§ **Data extract**

[start]

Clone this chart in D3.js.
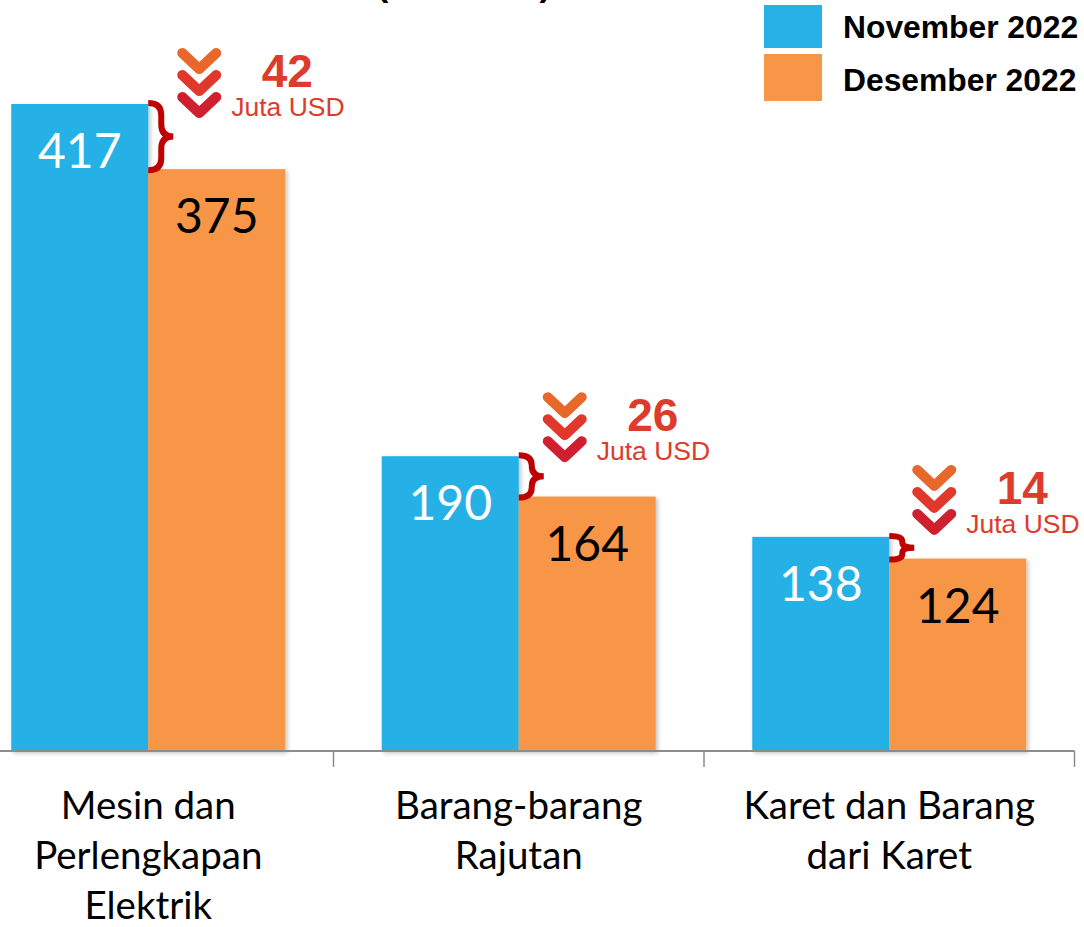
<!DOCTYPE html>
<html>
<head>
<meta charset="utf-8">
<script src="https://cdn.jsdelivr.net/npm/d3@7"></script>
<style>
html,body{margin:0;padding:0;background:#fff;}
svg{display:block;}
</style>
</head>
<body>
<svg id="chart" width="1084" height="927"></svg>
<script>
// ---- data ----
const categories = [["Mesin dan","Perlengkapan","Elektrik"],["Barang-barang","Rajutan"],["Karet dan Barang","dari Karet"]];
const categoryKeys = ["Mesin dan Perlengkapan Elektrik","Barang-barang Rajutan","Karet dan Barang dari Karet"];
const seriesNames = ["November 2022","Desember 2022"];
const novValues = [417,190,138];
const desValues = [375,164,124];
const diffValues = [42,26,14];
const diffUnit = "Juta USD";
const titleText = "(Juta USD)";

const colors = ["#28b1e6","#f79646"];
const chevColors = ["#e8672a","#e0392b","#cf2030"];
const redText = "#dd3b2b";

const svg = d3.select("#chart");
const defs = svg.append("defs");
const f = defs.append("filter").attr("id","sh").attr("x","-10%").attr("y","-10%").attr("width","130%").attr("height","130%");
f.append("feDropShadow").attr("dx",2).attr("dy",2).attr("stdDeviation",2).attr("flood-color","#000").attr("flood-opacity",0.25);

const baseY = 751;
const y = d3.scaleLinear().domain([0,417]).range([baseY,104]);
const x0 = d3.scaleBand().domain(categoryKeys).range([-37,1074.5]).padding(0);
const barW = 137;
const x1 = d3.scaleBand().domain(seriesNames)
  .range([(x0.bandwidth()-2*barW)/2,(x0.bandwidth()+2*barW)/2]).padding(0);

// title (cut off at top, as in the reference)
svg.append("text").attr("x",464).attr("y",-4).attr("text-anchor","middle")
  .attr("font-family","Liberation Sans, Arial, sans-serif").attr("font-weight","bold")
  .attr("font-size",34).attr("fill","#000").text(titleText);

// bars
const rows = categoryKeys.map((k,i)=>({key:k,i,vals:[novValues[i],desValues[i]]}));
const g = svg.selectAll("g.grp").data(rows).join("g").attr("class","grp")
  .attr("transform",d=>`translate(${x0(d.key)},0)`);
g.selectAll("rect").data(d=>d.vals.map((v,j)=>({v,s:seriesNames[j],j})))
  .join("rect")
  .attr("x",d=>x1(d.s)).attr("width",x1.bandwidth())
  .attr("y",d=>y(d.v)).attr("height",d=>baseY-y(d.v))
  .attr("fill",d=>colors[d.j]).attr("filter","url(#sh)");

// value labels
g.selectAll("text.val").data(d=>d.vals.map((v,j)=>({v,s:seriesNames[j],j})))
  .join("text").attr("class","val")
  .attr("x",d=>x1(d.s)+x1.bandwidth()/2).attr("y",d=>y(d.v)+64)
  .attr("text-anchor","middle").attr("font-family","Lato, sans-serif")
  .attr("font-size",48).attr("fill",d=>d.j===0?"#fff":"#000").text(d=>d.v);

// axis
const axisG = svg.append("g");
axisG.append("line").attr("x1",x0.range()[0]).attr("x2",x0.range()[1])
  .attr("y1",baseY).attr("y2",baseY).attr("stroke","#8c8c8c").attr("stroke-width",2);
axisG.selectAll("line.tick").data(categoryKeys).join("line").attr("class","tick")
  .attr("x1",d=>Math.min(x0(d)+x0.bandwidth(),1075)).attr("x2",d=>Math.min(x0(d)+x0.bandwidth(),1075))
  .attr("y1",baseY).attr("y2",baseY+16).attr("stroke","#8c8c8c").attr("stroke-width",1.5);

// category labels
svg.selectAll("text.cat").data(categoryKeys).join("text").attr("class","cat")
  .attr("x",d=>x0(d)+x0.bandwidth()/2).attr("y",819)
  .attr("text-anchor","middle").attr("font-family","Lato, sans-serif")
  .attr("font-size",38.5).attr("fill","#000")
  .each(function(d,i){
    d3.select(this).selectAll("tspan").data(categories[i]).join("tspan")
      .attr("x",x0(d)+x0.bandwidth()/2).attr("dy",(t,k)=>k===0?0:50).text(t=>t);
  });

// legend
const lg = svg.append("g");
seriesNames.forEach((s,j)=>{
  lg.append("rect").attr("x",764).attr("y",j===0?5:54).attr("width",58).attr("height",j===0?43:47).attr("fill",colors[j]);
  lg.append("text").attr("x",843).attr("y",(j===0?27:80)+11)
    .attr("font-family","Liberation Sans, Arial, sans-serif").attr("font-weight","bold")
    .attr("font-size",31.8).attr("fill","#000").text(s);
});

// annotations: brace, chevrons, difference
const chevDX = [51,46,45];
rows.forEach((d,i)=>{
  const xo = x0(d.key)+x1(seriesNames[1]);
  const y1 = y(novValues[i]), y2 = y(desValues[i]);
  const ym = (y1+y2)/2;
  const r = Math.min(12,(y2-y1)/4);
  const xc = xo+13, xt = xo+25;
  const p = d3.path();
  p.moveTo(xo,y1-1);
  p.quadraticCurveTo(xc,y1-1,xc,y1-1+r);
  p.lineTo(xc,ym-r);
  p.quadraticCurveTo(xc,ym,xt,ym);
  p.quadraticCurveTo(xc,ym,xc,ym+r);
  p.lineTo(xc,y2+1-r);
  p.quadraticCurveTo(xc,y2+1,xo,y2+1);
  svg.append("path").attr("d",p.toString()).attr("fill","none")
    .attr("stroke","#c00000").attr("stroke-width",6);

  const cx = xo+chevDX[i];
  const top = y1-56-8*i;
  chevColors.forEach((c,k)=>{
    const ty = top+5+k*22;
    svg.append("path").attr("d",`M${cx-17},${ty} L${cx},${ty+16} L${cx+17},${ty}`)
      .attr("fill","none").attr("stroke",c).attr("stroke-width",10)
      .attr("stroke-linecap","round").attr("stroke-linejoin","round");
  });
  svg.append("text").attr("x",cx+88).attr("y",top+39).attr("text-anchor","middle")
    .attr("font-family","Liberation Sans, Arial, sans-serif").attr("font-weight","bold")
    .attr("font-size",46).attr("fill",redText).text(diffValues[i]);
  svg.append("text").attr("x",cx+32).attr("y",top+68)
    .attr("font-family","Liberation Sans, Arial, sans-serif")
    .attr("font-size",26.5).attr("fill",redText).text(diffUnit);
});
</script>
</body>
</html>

[end]

§ **What to do**
Exactly as written, return every line of the listing, but not the pictures.

§ **Reply**
Clone this chart in D3.js.
<!DOCTYPE html>
<html>
<head>
<meta charset="utf-8">
<script src="https://cdn.jsdelivr.net/npm/d3@7"></script>
<style>
html,body{margin:0;padding:0;background:#fff;}
svg{display:block;}
</style>
</head>
<body>
<svg id="chart" width="1084" height="927"></svg>
<script>
// ---- data ----
const categories = [["Mesin dan","Perlengkapan","Elektrik"],["Barang-barang","Rajutan"],["Karet dan Barang","dari Karet"]];
const categoryKeys = ["Mesin dan Perlengkapan Elektrik","Barang-barang Rajutan","Karet dan Barang dari Karet"];
const seriesNames = ["November 2022","Desember 2022"];
const novValues = [417,190,138];
const desValues = [375,164,124];
const diffValues = [42,26,14];
const diffUnit = "Juta USD";
const titleText = "(Juta USD)";

const colors = ["#28b1e6","#f79646"];
const chevColors = ["#e8672a","#e0392b","#cf2030"];
const redText = "#dd3b2b";

const svg = d3.select("#chart");
const defs = svg.append("defs");
const f = defs.append("filter").attr("id","sh").attr("x","-10%").attr("y","-10%").attr("width","130%").attr("height","130%");
f.append("feDropShadow").attr("dx",2).attr("dy",2).attr("stdDeviation",2).attr("flood-color","#000").attr("flood-opacity",0.25);

const baseY = 751;
const y = d3.scaleLinear().domain([0,417]).range([baseY,104]);
const x0 = d3.scaleBand().domain(categoryKeys).range([-37,1074.5]).padding(0);
const barW = 137;
const x1 = d3.scaleBand().domain(seriesNames)
  .range([(x0.bandwidth()-2*barW)/2,(x0.bandwidth()+2*barW)/2]).padding(0);

// title (cut off at top, as in the reference)
svg.append("text").attr("x",464).attr("y",-4).attr("text-anchor","middle")
  .attr("font-family","Liberation Sans, Arial, sans-serif").attr("font-weight","bold")
  .attr("font-size",34).attr("fill","#000").text(titleText);

// bars
const rows = categoryKeys.map((k,i)=>({key:k,i,vals:[novValues[i],desValues[i]]}));
const g = svg.selectAll("g.grp").data(rows).join("g").attr("class","grp")
  .attr("transform",d=>`translate(${x0(d.key)},0)`);
g.selectAll("rect").data(d=>d.vals.map((v,j)=>({v,s:seriesNames[j],j})))
  .join("rect")
  .attr("x",d=>x1(d.s)).attr("width",x1.bandwidth())
  .attr("y",d=>y(d.v)).attr("height",d=>baseY-y(d.v))
  .attr("fill",d=>colors[d.j]).attr("filter","url(#sh)");

// value labels
g.selectAll("text.val").data(d=>d.vals.map((v,j)=>({v,s:seriesNames[j],j})))
  .join("text").attr("class","val")
  .attr("x",d=>x1(d.s)+x1.bandwidth()/2).attr("y",d=>y(d.v)+64)
  .attr("text-anchor","middle").attr("font-family","Lato, sans-serif")
  .attr("font-size",48).attr("fill",d=>d.j===0?"#fff":"#000").text(d=>d.v);

// axis
const axisG = svg.append("g");
axisG.append("line").attr("x1",x0.range()[0]).attr("x2",x0.range()[1])
  .attr("y1",baseY).attr("y2",baseY).attr("stroke","#8c8c8c").attr("stroke-width",2);
axisG.selectAll("line.tick").data(categoryKeys).join("line").attr("class","tick")
  .attr("x1",d=>Math.min(x0(d)+x0.bandwidth(),1075)).attr("x2",d=>Math.min(x0(d)+x0.bandwidth(),1075))
  .attr("y1",baseY).attr("y2",baseY+16).attr("stroke","#8c8c8c").attr("stroke-width",1.5);

// category labels
svg.selectAll("text.cat").data(categoryKeys).join("text").attr("class","cat")
  .attr("x",d=>x0(d)+x0.bandwidth()/2).attr("y",819)
  .attr("text-anchor","middle").attr("font-family","Lato, sans-serif")
  .attr("font-size",38.5).attr("fill","#000")
  .each(function(d,i){
    d3.select(this).selectAll("tspan").data(categories[i]).join("tspan")
      .attr("x",x0(d)+x0.bandwidth()/2).attr("dy",(t,k)=>k===0?0:50).text(t=>t);
  });

// legend
const lg = svg.append("g");
seriesNames.forEach((s,j)=>{
  lg.append("rect").attr("x",764).attr("y",j===0?5:54).attr("width",58).attr("height",j===0?43:47).attr("fill",colors[j]);
  lg.append("text").attr("x",843).attr("y",(j===0?27:80)+11)
    .attr("font-family","Liberation Sans, Arial, sans-serif").attr("font-weight","bold")
    .attr("font-size",31.8).attr("fill","#000").text(s);
});

// annotations: brace, chevrons, difference
const chevDX = [51,46,45];
rows.forEach((d,i)=>{
  const xo = x0(d.key)+x1(seriesNames[1]);
  const y1 = y(novValues[i]), y2 = y(desValues[i]);
  const ym = (y1+y2)/2;
  const r = Math.min(12,(y2-y1)/4);
  const xc = xo+13, xt = xo+25;
  const p = d3.path();
  p.moveTo(xo,y1-1);
  p.quadraticCurveTo(xc,y1-1,xc,y1-1+r);
  p.lineTo(xc,ym-r);
  p.quadraticCurveTo(xc,ym,xt,ym);
  p.quadraticCurveTo(xc,ym,xc,ym+r);
  p.lineTo(xc,y2+1-r);
  p.quadraticCurveTo(xc,y2+1,xo,y2+1);
  svg.append("path").attr("d",p.toString()).attr("fill","none")
    .attr("stroke","#c00000").attr("stroke-width",6);

  const cx = xo+chevDX[i];
  const top = y1-56-8*i;
  chevColors.forEach((c,k)=>{
    const ty = top+5+k*22;
    svg.append("path").attr("d",`M${cx-17},${ty} L${cx},${ty+16} L${cx+17},${ty}`)
      .attr("fill","none").attr("stroke",c).attr("stroke-width",10)
      .attr("stroke-linecap","round").attr("stroke-linejoin","round");
  });
  svg.append("text").attr("x",cx+88).attr("y",top+39).attr("text-anchor","middle")
    .attr("font-family","Liberation Sans, Arial, sans-serif").attr("font-weight","bold")
    .attr("font-size",46).attr("fill",redText).text(diffValues[i]);
  svg.append("text").attr("x",cx+32).attr("y",top+68)
    .attr("font-family","Liberation Sans, Arial, sans-serif")
    .attr("font-size",26.5).attr("fill",redText).text(diffUnit);
});
</script>
</body>
</html>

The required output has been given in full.